What becoming a 2018 Exhibition Host has meant to me
When I was asked to describe what it has meant to have been a host for the 2018 Koestler Exhibition hosted at Southbank Centre, I thought about where I was at the start of the summer before I was hired for the role.
You see, my last job ended in August 2016, where I committed my offence. Since the completion of my trial in April 2017 up to August 2018 I’d applied for around 1,400 jobs, with no success. I couldn’t even get a job washing pots and pans in a restaurant.
To say that I was low on confidence and disheartened by this would be an understatement. I thought things would never change.
Then one day, whilst doing my daily search for jobs online, I stumbled across a job to work for Koestler Arts as an arts exhibition host. I’d never heard of Koestler Arts before and didn’t have any experience in the arts; it was something I had never considered before. The job application specified that they only wanted to hire ex-offenders for the position and I’d tried applying for everything else and so I thought I might as well give it a go.
I went along to the interview and although I didn’t think I was going to get the role I was grateful to actually have an interview and was taken aback by how kindly I was treated. For the first time in a long time, a potential employer looked beyond my past mistakes. I didn’t think I’d be hired, but left feeling happy that I’d been given an interview and had an equal chance to get the job.
As promised, a few days later, they got back in touch and by some miracle I was selected to be a host.

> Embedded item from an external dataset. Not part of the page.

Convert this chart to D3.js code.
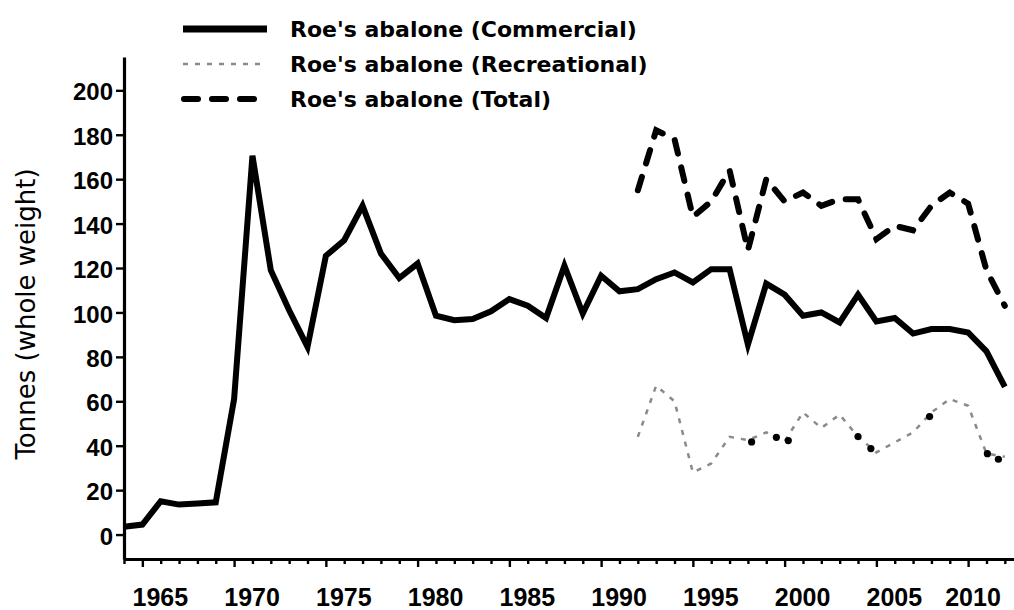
<!DOCTYPE html>
<html>
<head>
<meta charset="utf-8">
<script src="https://cdn.jsdelivr.net/npm/d3@7"></script>
<style>
    body { margin: 0; background: #fff; }
    svg { display: block; }
</style>
</head>
<body>
<svg id="chart" width="1014" height="610"></svg>
<script>
/*global d3*/

// Commercial catch, one value per season 1964-2012 (tonnes whole weight)
var commercialYears = d3.range(1964, 2013);
var commercial = [3.5, 4.5, 15, 13.5, 14, 14.5, 61, 170.5, 119, 101,
    84.5, 125.5, 132.5, 148, 126.5, 115.5, 122, 98.5, 96.5, 97,
    100.5, 106, 103, 97.5, 121, 99.5, 116.5, 109.5, 110.5, 115,
    118, 113.5, 119.5, 119.5, 85.5, 113, 108, 98.5, 100, 95.5,
    108, 96, 97.5, 90.5, 92.5, 92.5, 91, 82.5, 66.5];

// Recreational and total only exist from 1992
var recYears = d3.range(1992, 2013);
var recreational = [44, 67, 60, 28, 32, 44, 42.5, 46, 42, 55, 48, 54,
    44, 37, 41.5, 46, 55, 61, 58, 36.5, 35];
var total = [155, 182, 178, 143, 150, 164, 128, 160, 150, 154, 148, 151,
    151, 133, 139, 137, 148, 154, 149, 119, 103];

// the dark blobs that show up along the recreational line
var recDotYears = [1998.2, 1999.55, 2000.2, 2004.0, 2004.7, 2007.9, 2011.05, 2011.65];
var recDotValues = [41.7, 43.8, 42.3, 44.1, 38.7, 53.1, 36.4, 33.9];

var yTicks = [0, 20, 40, 60, 80, 100, 120, 140, 160, 180, 200];
var xLabels = [1965, 1970, 1975, 1980, 1985, 1990, 1995, 2000, 2005, 2010];

var legendNames = ["Roe's abalone (Commercial)", "Roe's abalone (Recreational)", "Roe's abalone (Total)"];

(function () {
    "use strict";

    var svg = d3.select("#chart"),
        x = d3.scaleLinear().domain([1964, 2012.5]).range([124, 1014]),
        y = d3.scaleLinear().domain([-11, 215]).range([559, 57]),
        tickFont = "'Liberation Sans', Arial, sans-serif",
        legendFont = "'DejaVu Sans', Verdana, sans-serif",
        line = d3.line()
            .x(function (d) { return x(d[0]); })
            .y(function (d) { return y(d[1]); }),
        styles = {
            commercial: { stroke: "#000", width: 6, dash: null, cap: "butt" },
            recreational: { stroke: "#8a8a8a", width: 2.5, dash: "5,7", cap: "butt" },
            total: { stroke: "#000", width: 6, dash: "14,14", cap: "round" }
        },
        xAxis,
        yAxis,
        legend;

    function pairs(xs, ys) {
        return xs.map(function (v, i) { return [v, ys[i]]; });
    }

    function styleLine(sel, s) {
        sel.attr("fill", "none")
            .attr("stroke", s.stroke)
            .attr("stroke-width", s.width)
            .attr("stroke-linecap", s.cap)
            .attr("stroke-linejoin", "miter")
            .attr("stroke-dasharray", s.dash);
    }

    // x axis: a tick every year, longer ones every fifth
    xAxis = svg.append("g")
        .attr("transform", "translate(0," + y(-11) + ")")
        .call(d3.axisBottom(x).tickValues(commercialYears).tickSizeInner(5).tickSizeOuter(0).tickFormat(""));
    xAxis.select(".domain").attr("stroke-width", 3.2);
    xAxis.selectAll(".tick line")
        .attr("stroke-width", 2.4)
        .attr("y2", function (d) { return d % 5 === 0 ? 8 : 5; });

    // labels sit a little to the right of their ticks, the last one is kept inside the frame
    svg.append("g").selectAll("text")
        .data(xLabels)
        .enter().append("text")
        .attr("x", function (d) { return Math.min(x(d) + 18, 973); })
        .attr("y", 606)
        .attr("text-anchor", "middle")
        .attr("font-family", tickFont)
        .attr("font-weight", "bold")
        .attr("font-size", 25)
        .text(function (d) { return d; });

    yAxis = svg.append("g")
        .attr("transform", "translate(" + x(1964) + ",0)")
        .call(d3.axisLeft(y).tickValues(yTicks).tickSizeInner(8).tickSizeOuter(0).tickPadding(3));
    yAxis.select(".domain").attr("stroke-width", 3.2);
    yAxis.selectAll(".tick line").attr("stroke-width", 2.4);
    yAxis.selectAll(".tick text")
        .attr("dy", "0.4em")
        .attr("font-family", tickFont)
        .attr("font-weight", "bold")
        .attr("font-size", 24)
        .attr("fill", "#000");

    svg.append("text")
        .attr("transform", "translate(35," + 314 + ") rotate(-90)")
        .attr("text-anchor", "middle")
        .attr("font-family", legendFont)
        .attr("font-size", 26)
        .text("Tonnes (whole weight)");

    // series
    svg.append("path")
        .datum(pairs(recYears, recreational))
        .attr("d", line)
        .call(styleLine, styles.recreational);

    svg.append("g").selectAll("circle")
        .data(pairs(recDotYears, recDotValues))
        .enter().append("circle")
        .attr("cx", function (d) { return x(d[0]); })
        .attr("cy", function (d) { return y(d[1]); })
        .attr("r", 3.6)
        .attr("fill", "#000");

    svg.append("path")
        .datum(pairs(commercialYears, commercial))
        .attr("d", line)
        .call(styleLine, styles.commercial);

    svg.append("path")
        .datum(pairs(recYears, total))
        .attr("d", line)
        .call(styleLine, styles.total);

    // legend
    legend = svg.append("g").selectAll("g")
        .data([styles.commercial, styles.recreational, styles.total])
        .enter().append("g")
        .attr("transform", function (d, i) { return "translate(0," + (29 + i * 35) + ")"; });

    legend.append("line")
        .attr("x1", function (d) { return d.cap === "round" ? 184 : 183; })
        .attr("x2", function (d) { return d.cap === "round" ? 257 : 267; })
        .each(function (d) {
            d3.select(this).call(styleLine, d);
            if (d === styles.commercial) {
                d3.select(this).attr("stroke-width", 7);
            }
        });

    legend.append("text")
        .attr("x", 290)
        .attr("y", 8)
        .attr("font-family", legendFont)
        .attr("font-weight", "bold")
        .attr("font-size", 22)
        .text(function (d, i) { return legendNames[i]; });
}());
</script>
</body>
</html>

Finally someone was giving me a job, it felt amazing!
Then it dawned on me, I hadn’t worked in two years, I had no experience in this field, and I was going to have speak to the public about artwork in an art gallery of which I was meant to be an expert. To say I was nervous on the first day of training would be an understatement, but my initial trepidation soon subsided due to the warmth shown by everyone at Koestler Arts. I was immediately put at ease.
But still, I had one major problem, I didn’t know anything about art!
Fortunately for me and my peers, excellent training was provided. Koestler provided us with a detailed plan on how the training would be delivered and assured us that we would be ready for when the exhibition started. This gave my fellow hosts and me the belief that we might be able to do the role. They took us to art galleries to see how professional hosts worked, and delivered the training at a pace which was manageable and understanding of the fact that this role was new to all of us.
Then they gave us a ‘bible’ of all the artworks on show. It was an epic piece of work done by the dedicated members of staff at Koestler Arts, and a true testament to all the hard work they had put in before they had hired any of the hosts. Knowing they had put in all this hard work made all the hosts want to work harder and keep up the standards that they had set.
Without the ‘bible’ I never would have been able to do the role, and I am particularly grateful for all the hard work that went into this, as I know all the other hosts are. It made the job so much easier and the lack of knowledge I had about artwork no longer seemed to matter anymore, as I could now learn about the pieces of work which spoke to me the most, and in turn I could share this with the public. The whole delivery and content of the training was different, in that so often, having been through the criminal justice system, you feel employers and society are setting you up for failure. Koestler Arts was unique in that it set you up for success!
The opening of the exhibition quickly arrived and I was understandably nervous for my first shift, but great care was once again shown by the Koestler team as the first person I spoke to about the art was one of the Trustees, who allowed me to talk about the pieces I was most comfortable discussing and wished me well for the exhibition. It immediately boosted my confidence that I could be good at this.
As the exhibition went on my confidence grew and I developed skills which I had both lost and never had. I was able to speak to the public about the artwork, drawing on my life experiences and those of the artists on show to really make a connection with the public. It was truly moving to be able to make the public have an emotional connection with the artists and their artwork, something two months before I would never have imagined I could possibly have done.
When I look back and think what being a host has meant to me, I think about how much it has boosted my confidence and given me some pride back in myself. I was also fortunate enough that many members of my family and friends came to the exhibition and got to see the effort that I had put in, and finally, it restored some of the faith they had in me which is priceless.
Koestler Arts has two main aims ; for the artists to see themselves as something more than just an offender through artwork, and for the public to view offenders as a person, not just someone who has committed crimes. It aims to humanise offenders. Despite having no artwork in the exhibition, I feel that Koestler also achieved those two aims for me as well. I see myself differently and the public also viewed me differently.
For so long, it felt like my life would not change, that I would never make my family or friends proud of me again, or that wider society would ever give me a second chance. Through working at Koestler Arts this has all changed. I was able to show my family and friends the skills and confidence given to me by working for Koestler Arts, as well as the public enjoying my tours and giving me positive feedback and warm wishes for success in the future.
Most of all, it has given me a second chance. As a result of working for Koestler I was able to get a job and have hope for the future.
I will forever be grateful for the opportunity that it has given me as finally my life is going in the right direction and everyone from Koestler Arts is responsible for that; so, thank you, as it has meant everything to me!